WTI crude spiked to $103 when it opened on Sunday night after two days of coalition bombing in Libya. Brent crude spiked to $116 and neither is showing any signs of weakening. Yemen president Saleh fired his cabinet and security forces are still taking shots at demonstrators. More than 100 people have been killed in the last week. Electricity was cutoff in the capital for three hours surrounding the funeral procession for the 44 people killed on Friday. People said it was to prevent televised coverage of the procession. In that same confrontation 192 were wounded.

The $93 billion in new stimulus spending by Saudi Arabia's King Abdullah appears to have pacified the masses and there were few instances of spontaneous street protests. All those attempted were immediately broken up by police.

The Libya coverage suggests the coalition has broken the back of Gadhafi's military and rebels are again streaming westward. Egypt is supplying rifles and reportedly there are some components of SAS teams from the UK supplying tactical information to the rebels and target spotting for the coalition.

In one interview with a rebel leader they were estimating two weeks to eliminate Gadhafi without the threat of bombing and artillery strikes.

The risk will be a deadlock somewhere in the middle of the country where Gadhafi controls the western half and the new opposition government the eastern half. Gadhafi has the money to rebuild the oil facilities and he will be in a rush to do so but quite a few of those are in the eastern half of the country. The opposition has no money. This could lead to a protracted shutdown of oil production.

Most oilfield workers have left Libya and they won't be coming back until peaceful conditions return. With the potential for a protracted civil war that may not be any time soon. Even if they come back this summer there is no guarantee they can get the produced oil to market with damage to the storage and distribution facilities.

Gadhafi has also threatened to destroy more facilities to keep the coalition from "stealing" Libya's oil.

Libya's government demanded all oil companies go back to work and all workers return. The Foreign Minister Khaled Kaaim, building on earlier threats, said Libya may adopt preferential policies when reviewing oil contracts with companies and countries. That means companies and countries who honored the sanctions could be cut off from their assets in Libya and from receiving future production. Some are privately fearing their assets will be nationalized should Gadhafi win.

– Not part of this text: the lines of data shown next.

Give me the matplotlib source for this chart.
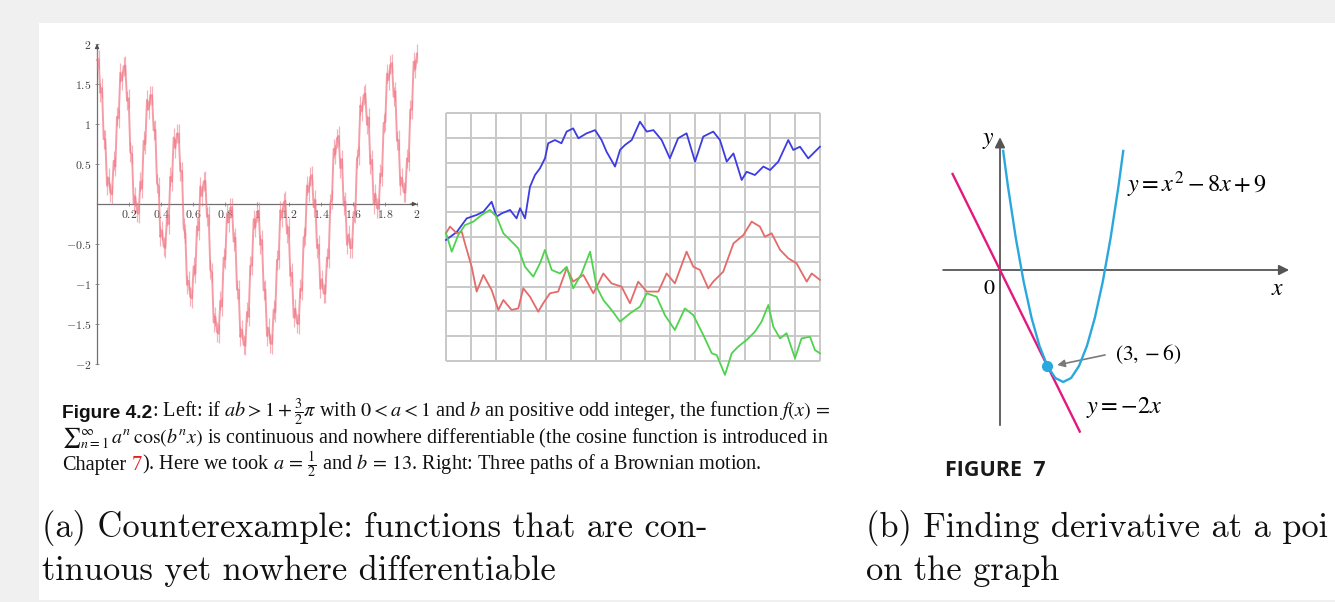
import numpy as np
import matplotlib
matplotlib.use("Agg")
import matplotlib.pyplot as plt
from matplotlib.patches import Rectangle

plt.rcParams['mathtext.fontset'] = 'cm'

# ------------------------------------------------------------------ data
# Left: nowhere-differentiable function (x from 0 to 2)
weier_y = [
    1.80, 1.81, 1.39, 1.45, 0.81, 0.81, 0.23, 0.33,
    0.14, 0.12, 0.54, 0.47, 1.09, 1.07, 1.64, 1.54,
    1.72, 1.73, 1.29, 1.32, 0.65, 0.62, 0.01, 0.09,
    -0.10, -0.12, 0.28, 0.19, 0.79, 0.75, 1.30, 1.18,
    1.36, 1.36, 0.92, 0.93, 0.26, 0.22, -0.41, -0.33,
    -0.53, -0.55, -0.16, -0.25, 0.34, 0.28, 0.83, 0.70,
    0.88, 0.88, 0.41, 0.41, -0.30, -0.37, -1.01, -0.96,
    -1.16, -1.18, -0.78, -0.87, -0.28, -0.33, 0.22, 0.10,
    0.28, 0.29, -0.16, -0.14, -0.82, -0.86, -1.48, -1.41,
    -1.60, -1.62, -1.21, -1.28, -0.67, -0.69, -0.12, -0.23,
    -0.05, -0.04, -0.47, -0.42, -1.07, -1.07, -1.66, -1.57,
    -1.76, -1.77, -1.35, -1.41, -0.77, -0.77, -0.19, -0.29,
    -0.10, -0.09, -0.51, -0.45, -1.08, -1.07, -1.65, -1.55,
    -1.74, -1.75, -1.32, -1.35, -0.70, -0.69, -0.08, -0.17,
    0.02, 0.04, -0.37, -0.29, -0.90, -0.86, -1.42, -1.31,
    -1.49, -1.50, -1.06, -1.08, -0.42, -0.39, 0.23, 0.15,
    0.34, 0.36, -0.04, 0.05, -0.55, -0.51, -1.06, -0.94,
    -1.12, -1.12, -0.67, -0.68, 0.01, 0.06, 0.69, 0.62,
    0.82, 0.85, 0.45, 0.56, -0.02, 0.03, -0.51, -0.38,
    -0.55, -0.55, -0.10, -0.12, 0.57, 0.61, 1.23, 1.16,
    1.36, 1.38, 0.99, 1.08, 0.50, 0.55, 0.00, 0.13,
    -0.05, -0.06, 0.38, 0.35, 1.01, 1.03, 1.63, 1.55,
    1.74, 1.76, 1.34, 1.41, 0.79, 0.80, 0.23, 0.33,
    0.15, 0.14, 0.57, 0.53, 1.18, 1.18, 1.78, 1.69,
    1.88,
]
weier_x = np.linspace(0.0, 2.0, len(weier_y))
weier_xticks = [0.2, 0.4, 0.6, 0.8, 1.0, 1.2, 1.4, 1.6, 1.8, 2.0]
weier_xticklabels = ['$0.2$', '$0.4$', '$0.6$', '$0.8$', '$1$',
                     '$1.2$', '$1.4$', '$1.6$', '$1.8$', '$2$']
weier_yticks = [-2, -1.5, -1, -0.5, 0.5, 1, 1.5, 2]
weier_yticklabels = ['$-2$', '$-1.5$', '$-1$', '$-0.5$', '$0.5$', '$1$', '$1.5$', '$2$']

# Middle: three Brownian paths (grid units: 15 columns x 10 rows)
grid_cols = 15
grid_rows = 10
blue_x = [0, 0.43, 0.83, 1.23, 1.5, 1.83, 2.03, 2.23, 2.57, 2.83, 2.97, 3.17, 3.37, 3.57,
          3.77, 3.97, 4.1, 4.37, 4.63, 4.84, 5.1, 5.31, 5.64, 5.98, 6.24, 6.44, 6.78, 6.98,
          7.18, 7.45, 7.78, 8.05, 8.32, 8.65, 8.98, 9.31, 9.65, 9.99, 10.32, 10.72, 10.99,
          11.26, 11.53, 11.86, 12.06, 12.39, 12.73, 13.0, 13.33, 13.73, 13.93, 14.2, 14.53, 15.0]
blue_y = [4.88, 5.2, 5.75, 5.89, 6.02, 6.42, 5.82, 5.95, 6.09, 5.75, 6.16, 5.75, 7.03, 7.5,
          7.77, 8.17, 8.78, 8.91, 8.78, 9.25, 9.38, 8.98, 9.18, 9.31, 8.91, 8.44, 7.84, 8.51,
          8.71, 8.91, 9.65, 9.25, 9.31, 8.91, 8.17, 8.98, 9.18, 8.04, 9.05, 9.25, 8.91,
          8.04, 8.37, 7.30, 7.63, 7.5, 7.84, 7.70, 8.04, 8.91, 8.51, 8.64, 8.17, 8.64]
red_x = [0, 0.16, 0.43, 0.63, 0.76, 1.03, 1.23, 1.5, 1.83, 2.1, 2.3, 2.63, 2.9, 3.1, 3.37,
         3.7, 3.9, 4.17, 4.5, 4.84, 5.1, 5.51, 5.91, 6.31, 6.64, 7.04, 7.38, 7.71, 8.05, 8.52,
         8.85, 9.18, 9.65, 9.92, 10.19, 10.52, 10.72, 11.12, 11.53, 11.93, 12.26, 12.59,
         12.79, 13.06, 13.4, 13.73, 14.06, 14.47, 14.67, 15.0]
red_y = [5.15, 5.42, 5.15, 5.22, 4.74, 3.80, 2.80, 3.47, 2.86, 2.06, 2.46, 2.06, 2.12, 2.93,
         2.59, 1.99, 2.33, 2.73, 2.80, 3.74, 3.20, 3.47, 2.73, 3.53, 3.13, 3.0, 2.33, 3.2,
         2.80, 2.80, 3.53, 3.13, 4.41, 3.80, 3.67, 2.93, 3.2, 3.6, 4.74, 5.08, 5.62, 5.42,
         5.01, 5.15, 4.48, 4.14, 3.94, 3.2, 3.53, 3.27]
green_x = [0, 0.23, 0.49, 0.76, 1.1, 1.43, 1.76, 2.03, 2.3, 2.57, 2.9, 3.17, 3.5, 3.77, 3.97,
           4.24, 4.57, 4.84, 5.1, 5.44, 5.78, 6.04, 6.31, 6.64, 6.98, 7.38, 7.78, 8.05, 8.45,
           8.78, 9.18, 9.58, 9.92, 10.32, 10.66, 10.86, 11.19, 11.46, 11.72, 12.06, 12.39,
           12.66, 12.93, 13.13, 13.4, 13.66, 14.0, 14.26, 14.6, 14.8, 15.0]
green_y = [5.15, 4.41, 5.08, 5.48, 5.62, 5.89, 6.09, 5.82, 5.15, 4.88, 4.54, 3.80, 3.40, 3.94,
           4.48, 3.67, 3.53, 3.80, 2.93, 3.53, 4.41, 3.0, 2.46, 2.06, 1.59, 1.92, 2.19, 2.73,
           2.59, 1.85, 1.25, 2.12, 1.85, 1.05, 0.31, 0.24, -0.56, 0.31, 0.58, 0.85, 1.18,
           1.59, 2.26, 1.38, 0.91, 1.12, 0.11, 0.91, 0.98, 0.44, 0.31]

# Right: parabola y = x^2 - 8x + 9 and tangent y = -2x at (3, -6)
parab_x = [0.2, 0.5, 1.0, 1.5, 2.0, 2.5, 3.0, 3.5, 4.0, 4.5, 5.0, 5.5, 6.0, 6.5, 7.0, 7.5, 7.8]
parab_y = [7.44, 5.25, 2.0, -0.75, -3.0, -4.75, -6.0, -6.75, -7.0, -6.75, -6.0, -4.75,
           -3.0, -0.75, 2.0, 5.25, 7.44]
tangent_x = [-3.0, 5.05]
tangent_y = [6.0, -10.1]
point_x, point_y = 3, -6

# ------------------------------------------------------------------ figure
W, H = 1335, 602
fig = plt.figure(figsize=(W / 100, H / 100), dpi=100)
fig.patch.set_facecolor('#f0f0f0')
fig.add_artist(Rectangle((39 / W, 2 / H), (W - 39) / W, (600 - 23) / H,
                         transform=fig.transFigure, facecolor='white',
                         edgecolor='none', zorder=-10))


def px_axes(x0, y0, x1, y1):
    return fig.add_axes([x0 / W, 1 - y1 / H, (x1 - x0) / W, (y1 - y0) / H])


def ftext(px, py, s, **kw):
    return fig.text(px / W, 1 - py / H, s, **kw)


# ---- left panel
ax1 = px_axes(60, 35, 430, 375)
ax1.set_facecolor('none')
ax1.set_xlim((60 - 97) / 160, (430 - 97) / 160)
ax1.set_ylim((204 - 375) / 80, (204 - 35) / 80)
for s in ['top', 'right']:
    ax1.spines[s].set_visible(False)
for s in ['left', 'bottom']:
    ax1.spines[s].set_position(('data', 0))
    ax1.spines[s].set_color('#707070')
    ax1.spines[s].set_linewidth(0.9)
ax1.spines['left'].set_bounds(-2, 2)
ax1.spines['bottom'].set_bounds(0, 2)
ax1.set_xticks(weier_xticks)
ax1.set_xticklabels(weier_xticklabels)
ax1.set_yticks(weier_yticks)
ax1.set_yticklabels(weier_yticklabels)
ax1.tick_params(axis='both', direction='inout', length=3, width=0.6, color='#8a8a8a',
                labelsize=8.5, labelcolor='#404040')
ax1.tick_params(axis='x', pad=1.5)
ax1.tick_params(axis='y', pad=2.5)
ax1.annotate('', xy=(2.0, 0), xytext=(1.96, 0),
             arrowprops=dict(arrowstyle='-|>', color='#505050', lw=0.8,
                             mutation_scale=6, shrinkA=0, shrinkB=0))
ax1.annotate('', xy=(0, 2.0), xytext=(0, 1.95),
             arrowprops=dict(arrowstyle='-|>', color='#505050', lw=0.8,
                             mutation_scale=6, shrinkA=0, shrinkB=0))
wy = np.asarray(weier_y)
fuzz = 0.12  # visual half-height of the fine-scale texture
ax1.vlines(weier_x, wy - fuzz, wy + fuzz, color='#f07482', lw=0.9, alpha=0.55, zorder=3)
ax1.plot(weier_x, weier_y, color='#f07482', lw=1.4, alpha=0.7, zorder=3)

# ---- middle panel
ax2 = px_axes(436, 105, 830, 385)
ax2.set_xlim((436 - 446) / 24.93, (830 - 446) / 24.93)
ax2.set_ylim((361 - 385) / 24.8, (361 - 105) / 24.8)
ax2.axis('off')
ax2.vlines(np.arange(grid_cols + 1), 0, grid_rows, color='#c8c8c8', lw=1.4, zorder=1)
ax2.hlines(np.arange(grid_rows + 1), 0, grid_cols, color='#c8c8c8', lw=1.4, zorder=1)
ax2.plot(blue_x, blue_y, color='#3c3ce0', lw=1.3, zorder=3)
ax2.plot(red_x, red_y, color='#e56a6a', lw=1.3, zorder=3)
ax2.plot(green_x, green_y, color='#4fd34f', lw=1.3, zorder=4)

# ---- right panel
ax3 = px_axes(930, 125, 1310, 445)
ax3.set_xlim((930 - 1000) / 15.8, (1310 - 1000) / 15.8)
ax3.set_ylim((270 - 445) / 16, (270 - 125) / 16)
ax3.axis('off')
ax3.annotate('', xy=(18.3, 0), xytext=(-3.6, 0),
             arrowprops=dict(arrowstyle='-|>', color='#555555', lw=1.3,
                             mutation_scale=15, shrinkA=0, shrinkB=0))
ax3.annotate('', xy=(0, 8.3), xytext=(0, -9.7),
             arrowprops=dict(arrowstyle='-|>', color='#555555', lw=1.3,
                             mutation_scale=15, shrinkA=0, shrinkB=0))
ax3.plot(tangent_x, tangent_y, color='#e3197f', lw=1.7, zorder=3)
ax3.plot(parab_x, parab_y, color='#2aa8de', lw=1.7, zorder=4)
ax3.plot([point_x], [point_y], 'o', color='#2aa8de', ms=7, zorder=5)
ax3.annotate('', xy=(3.62, -5.94), xytext=(6.65, -5.31),
             arrowprops=dict(arrowstyle='-|>', color='#7a7a7a', lw=1.2,
                             mutation_scale=11, shrinkA=0, shrinkB=0))

ftext(988, 139, '$y$', math_fontfamily='stix', fontsize=17, ha='center', va='center')
ftext(989, 288, '$0$', math_fontfamily='stix', fontsize=16, ha='center', va='center')
ftext(1278, 288, '$x$', math_fontfamily='stix', fontsize=17, ha='center', va='center')
ftext(1127, 185, r'$y = x^2 - 8x + 9$', math_fontfamily='stix', fontsize=17.5,
      ha='left', va='center')
ftext(1115, 354, r'$(3, -6)$', math_fontfamily='stix', fontsize=15.5,
      ha='left', va='center')
ftext(1086, 407, r'$y = -2x$', math_fontfamily='stix', fontsize=17.5,
      ha='left', va='center')
ftext(945, 470, 'FIGURE  7', family='Open Sans', weight='bold', fontsize=15.5,
      ha='left', va='center', color='#1a1a1a')

# ---- captions
renderer = fig.canvas.get_renderer()
serif = dict(family='Liberation Serif', math_fontfamily='stix', color='#111111')
bold_sans = dict(family='Liberation Sans', weight='bold', color='#111111')


def fit_size(s, target_w, kw, base=12.0):
    t = ftext(0, 0, s, fontsize=base, **kw)
    w = t.get_window_extent(renderer).width
    t.remove()
    return base * target_w / w


def wid(s, size, kw):
    t = ftext(0, 0, s, fontsize=size, **kw)
    w = t.get_window_extent(renderer).width
    t.remove()
    return w


rest1 = (r': Left: if $ab > 1+\frac{3}{2}\pi$ with $0 < a < 1$ and $b$ an positive odd '
         r'integer, the function $f(x)\, =$')
cap_fs = fit_size(rest1, 830 - 140, serif)
fig_fs = cap_fs * 0.93
ftext(62, 418, 'Figure 4.2', fontsize=fig_fs, va='baseline', **bold_sans)
x1 = 62 + wid('Figure 4.2', fig_fs, bold_sans)
cap_fs = fit_size(rest1, 830 - x1, serif)
ftext(x1, 418, rest1, fontsize=cap_fs, va='baseline', **serif)

line2 = (r'${\sum}_{n=1}^{\infty}\,a^n\,\cos(b^n x)$ is continuous and nowhere '
         r'differentiable (the cosine function is introduced in')
ftext(62, 444, line2, fontsize=fit_size(line2, 830 - 62, serif), va='baseline', **serif)

# line 3 (chapter number in red)
x3 = 62
ftext(x3, 470, 'Chapter', fontsize=cap_fs, va='baseline', **serif)
x7 = x3 + wid('Chapter 7', cap_fs, serif) - wid('7', cap_fs, serif)
ftext(x7, 470, '7', fontsize=cap_fs, va='baseline', family='Liberation Serif',
      color='#e02020')
xr = x3 + wid('Chapter 7)', cap_fs, serif) - wid(')', cap_fs, serif)
ftext(xr, 470, r'). Here we took $a\, =\, \frac{1}{2}$ and $b\, =\, 13$. Right: Three paths '
      r'of a Brownian motion.', fontsize=cap_fs, va='baseline', **serif)

# ---- sub-captions
cm = dict(family='cmr10', color='#111111')
sub_fs = fit_size('(a) Counterexample: functions that are con-', 708 - 42, cm, base=20)
ftext(42, 537, '(a) Counterexample: functions that are con-', fontsize=sub_fs,
      va='baseline', **cm)
ftext(42, 580, 'tinuous yet nowhere differentiable', fontsize=sub_fs, va='baseline', **cm)
ftext(866, 537, '(b) Finding derivative at a poi', fontsize=sub_fs, va='baseline', **cm)
ftext(866, 580, 'on the graph', fontsize=sub_fs, va='baseline', **cm)

fig.savefig('out.png', dpi=100, facecolor=fig.get_facecolor())
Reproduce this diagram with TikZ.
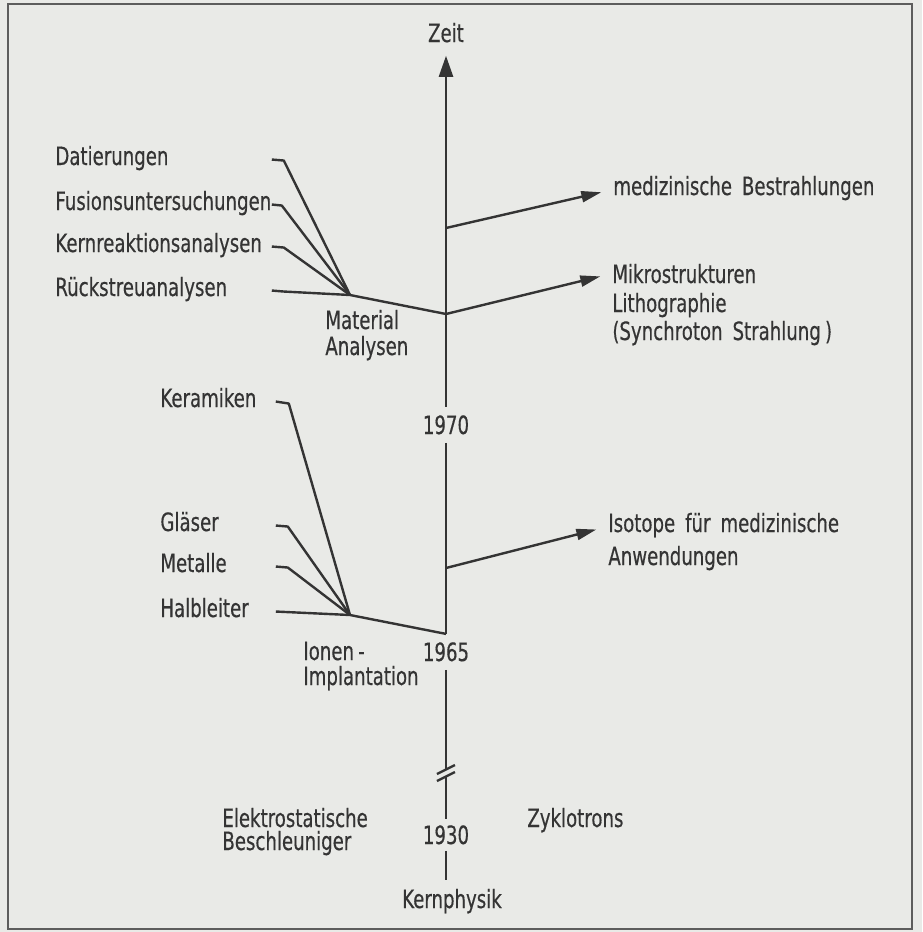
\documentclass[tikz,border=0pt]{standalone}
\usepackage{fontspec}
\setmainfont[FakeStretch=0.72,FakeBold=0.4]{DejaVu Sans}
\usetikzlibrary{arrows.meta,positioning}

\definecolor{ink}{RGB}{52,52,52}
\definecolor{paper}{RGB}{233,234,231}

\tikzset{
  lbl/.style={anchor=base west, inner sep=0pt, text=ink},
  fanlbl/.style={lbl, text width=#1, align=left},
  yearlbl/.style={anchor=base, inner sep=4pt, text=ink},
  leader/.style={line width=1.2pt, draw=ink, line join=round},
  branch/.style={leader, -{Triangle[length=10pt,width=5.5pt]}, shorten >=6pt},
}

\begin{document}
\begin{tikzpicture}[x=0.5pt, y=-0.5pt, font=\fontsize{12.6}{15}\selectfont]
    % Page and frame
    \fill[paper] (0,0) rectangle (922,932);
    \useasboundingbox (0,0) rectangle (922,932);
    \draw[ink!80, line width=0.8pt] (8,4) rectangle (912,929);

    % Time axis labels
    \node[yearlbl, inner sep=0pt] (zeit) at (446,42) {Zeit};
    \node[yearlbl] (y1970) at (446,434) {1970};
    \node[yearlbl] (y1965) at (446,661) {1965};
    \node[yearlbl, inner sep=3pt] (y1930) at (446,844) {1930};
    \node[yearlbl] (kern) at (452,908) {Kernphysik};

    % Points on the axis
    \coordinate (a-med) at (446,228);
    \coordinate (a-mat) at (446,314);
    \coordinate (a-iso) at (446,568);
    \coordinate (brk-hi) at (446,770);
    \coordinate (brk-lo) at (446,777);

    % Axis, in pieces between the years
    \draw[leader, -{Triangle[length=10.5pt,width=7pt]}] (y1970.north) -- ([yshift=-6.5pt]zeit.south);
    \draw[leader] (y1970.south) -- (y1965.north);
    \draw[leader] (y1965.south) -- (brk-hi);
    \draw[leader] (brk-lo) -- (y1930.north);
    \draw[leader] (y1930.south) -- (kern.north -| y1930.south);

    % Break marks
    \draw[leader] ([xshift=-4.5pt,yshift=-2pt]brk-hi) -- ([xshift=4.5pt,yshift=2.5pt]brk-hi);
    \draw[leader] ([xshift=-4.5pt,yshift=-2pt]brk-lo) -- ([xshift=4.5pt,yshift=2.5pt]brk-lo);

    % Material Analysen fan
    \node[fanlbl=108pt] (dat) at (55,165) {Datierungen};
    \node[fanlbl=108pt] (fus) at (55,210) {Fusionsuntersuchungen};
    \node[fanlbl=108pt] (kra) at (55,252) {Kernreaktionsanalysen};
    \node[fanlbl=108pt] (rue) at (55,296) {Rückstreuanalysen};
    \coordinate (mat) at (350,295);
    \draw[leader] (dat.mid east) -- ++(12,1) -- (mat);
    \draw[leader] (fus.mid east) -- ++(10,1) -- (mat);
    \draw[leader] (kra.mid east) -- ++(12,1) -- (mat);
    \draw[leader] (rue.mid east) -- ++(12,1) -- (mat);
    \draw[leader] (mat) -- (a-mat);
    \node[lbl] (mat1) at (325,329) {Material};
    \node[lbl] (mat2) at (325,355) {Analysen};

    % Ionen-Implantation fan
    \node[fanlbl=57.5pt] (ker) at (160,407) {Keramiken};
    \node[fanlbl=57.5pt] (gla) at (160,531) {Gläser};
    \node[fanlbl=57.5pt] (met) at (160,572) {Metalle};
    \node[fanlbl=57.5pt] (hal) at (160,617) {Halbleiter};
    \coordinate (ion) at (350,615);
    \draw[leader] (ker.mid east) -- ++(13,2) -- (ion);
    \draw[leader] (gla.mid east) -- ++(12,1) -- (ion);
    \draw[leader] (met.mid east) -- ++(12,1) -- (ion);
    \draw[leader] (hal.mid east) -- (ion);
    \draw[leader] (ion) -- (y1965.north);
    \node[lbl] (ion1) at (303,660) {Ionen\,-};
    \node[lbl] (ion2) at (303,685) {Implantation};

    % Branches to the right
    \node[lbl] (med) at (613,195) {medizinische\, Bestrahlungen};
    \node[lbl] (mik) at (612,283) {Mikrostrukturen};
    \node[lbl] (lit) at (612,312) {Lithographie};
    \node[lbl] (syn) at (612,340) {(Synchroton\, Strahlung\,)};
    \node[lbl] (iso) at (608,532) {Isotope\, für\, medizinische};
    \node[lbl] (anw) at (608,565) {Anwendungen};
    \draw[branch] (a-med) -- (med.mid west);
    \draw[branch] (a-mat) -- ([yshift=2pt]mik.mid west);
    \draw[branch] (a-iso) -- (iso.mid west);

    % Early accelerators
    \node[lbl] (ele1) at (222,827) {Elektrostatische};
    \node[lbl] (ele2) at (222,850) {Beschleuniger};
    \node[lbl] (zyk) at (527,827) {Zyklotrons};
\end{tikzpicture}
\end{document}
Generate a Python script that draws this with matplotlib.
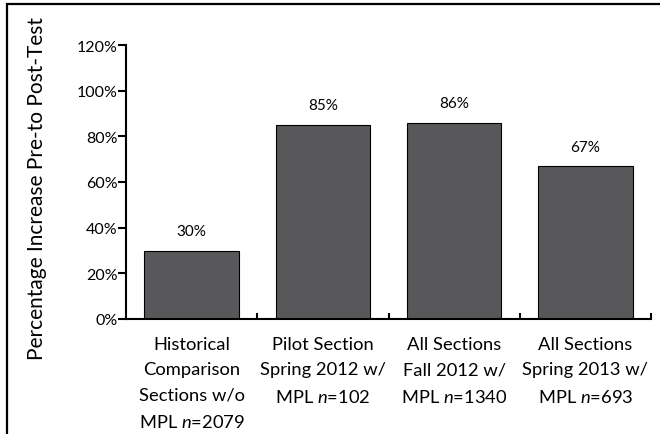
import matplotlib
matplotlib.use("Agg")
import matplotlib.pyplot as plt
from matplotlib.patches import Rectangle

plt.rcParams['font.family'] = ['Lato', 'DejaVu Sans']
plt.rcParams['mathtext.fontset'] = 'custom'
plt.rcParams['mathtext.rm'] = 'Lato'
plt.rcParams['mathtext.it'] = 'Lato:italic'

categories = [
    "Historical\nComparison\nSections w/o\nMPL $n$=2079",
    "Pilot Section\nSpring 2012 w/\nMPL $n$=102",
    "All Sections\nFall 2012 w/\nMPL $n$=1340",
    "All Sections\nSpring 2013 w/\nMPL $n$=693",
]
values = [30, 85, 86, 67]
yticks = [0, 20, 40, 60, 80, 100, 120]
ytick_labels = ["0%", "20%", "40%", "60%", "80%", "100%", "120%"]
ylabel = "Percentage Increase Pre-to Post-Test"

W, H = 660, 435
fig = plt.figure(figsize=(W / 100, H / 100), dpi=100)
ax = fig.add_axes([126 / W, 1 - 320 / H, (651 - 126) / W, (320 - 46) / H])

x = list(range(len(values)))
bars = ax.bar(x, values, width=0.72, color="#58585a", edgecolor="black", linewidth=0.8)
for xi, v in zip(x, values):
    ax.annotate(f"{v}%", (xi, v), xytext=(0, 9), textcoords="offset points",
                ha="center", va="bottom", fontsize=11)

ax.set_xlim(-0.5, len(values) - 0.5)
ax.set_ylim(0, 120)
ax.set_yticks(yticks)
ax.set_yticklabels(ytick_labels, fontsize=11.5)
ax.tick_params(axis="y", direction="out", length=6, width=1.5, pad=0)

ax.set_xticks([i + 0.5 for i in range(len(values))])
ax.set_xticklabels([])
ax.tick_params(axis="x", direction="in", length=4, width=1.5)
for xi, lab in zip(x, categories):
    ax.text(xi, -7.5, lab, ha="center", va="top", fontsize=13.2, linespacing=1.72,
            transform=ax.transData)

for s in ["top", "right"]:
    ax.spines[s].set_visible(False)
for s in ["left", "bottom"]:
    ax.spines[s].set_linewidth(1.5)

fig.text(37 / W, 1 - 188 / H, ylabel, rotation=90, ha="center", va="center", fontsize=15)

frame = Rectangle((7 / W, -0.5), 2, 0.5 + (1 - 5 / H), transform=fig.transFigure,
                  fill=False, edgecolor="black", linewidth=1.6, clip_on=False)
fig.patches.append(frame)

fig.savefig("out.png", dpi=100)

More than 280,000 people have fled Libya according to the United Nations. China evacuated over 36,000 Chinese workers, many of them from the oil fields.

This is a partial list of companies with production in Libya.

The next two weeks will be critical for the future of Libya and for gasoline prices around the world. With Japan ramping up their refineries to 100% capacity and the summer driving season just ahead the price of fuel is going to get expensive.

The average price of gasoline in the U.S. was $3.57 this weekend with Diesel $3.92. The EIA expects gasoline to rise to $3.75 in the summer and $4 in the fall. That would put diesel around $4.50 and a major crimp in economic activity.

The OECD (Organization for Economic Cooperation and Development) said every $10 rise in oil prices from $80 would add 0.2% to the inflation rate in the first year and 0.1% in the second year. Likewise every $10 hike will decrease GDP by 0.2%.

We are already seeing a decline in demand in the USA for gasoline and I fear this will be a problem for the struggling recovery.